Prior to the establishment of JF, there was a change-promoting organization known as “Lutherans Alive,” which published a newsletter titled ForwardForward began in 1995, just prior to the synod convention that year.  It was published from 1995 to 1998, ceasing publication when JF began.  Like JF, “Lutherans Alive” wanted a change in synodical leadership and were targeting their complaints primarily at President Barry, who was elected in 1992.  Their main cause seemed to be the broadening of the LCMS traditional practice of “closed communion.” The return address for Forward pointed to “Bishop and List Interests” of Boca Raton, Florida, which was the organization that also published the Florida-Georgia district newsletter at that time. The bulk mail indicia for Forward was also registered in Boca Raton, Florida.

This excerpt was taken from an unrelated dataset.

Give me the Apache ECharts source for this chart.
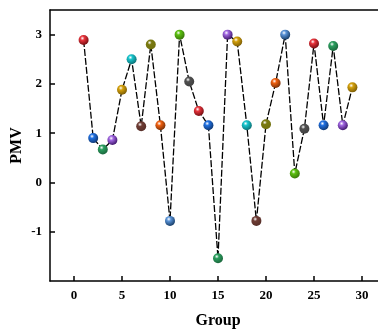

For those who do not know about synod’s workings prior to 1995, here is a brief recap. Prior to “Lutherans Alive,” the synod was embroiled for a triennium (1989-92) over the illegitimate deposal of Dr. Robert Preus from the presidency of the Fort Wayne seminary.  This conflict was resolved by the election of President Barry instead of the incumbent Ralph Bohlmann, though it never really resolved the injustice done to Preus, his family, and his colleagues.  From the splitting-off of the AELC in December 1976 until 1989, the synod was at relative peace with itself.  Prior to December 1976, the synod had experienced a gradual liberalization of its Saint Louis seminary and other agencies, resulting in the Seminex explosion of January 1974.  This history is detailed from the change-promoting side in:  John H. Tietjen, Memoirs in Exile: Confessional Hope and Institutional Conflict (Minneapolis:  Fortress Press, 1990) and Richard O. Johnson, Changing World, Changeless Christ: The American Lutheran Publicity Bureau, 1914-2014 (Delhi, NY: ALPB, 2018).  It is detailed from the conservative side in:  Kurt E. Marquart, Anatomy of an Explosion (Fort Wayne, IN: Concordia Theological Seminary Press, 1977), Paul A. Zimmerman, A Seminary in Crisis (Saint Louis: Concordia Publishing House, 2007), and David P. Scaer, Surviving the Storms: Memoirs of David P. Scaer (Fort Wayne, IN: Luther Academy, 2019).

Delegates to the summer 2019 convention in Tampa, Florida can begin to prepare for the convention by reading some of these books.  Though not a delegate, I look forward to reading Scaer’s memoirs for new insights into this history!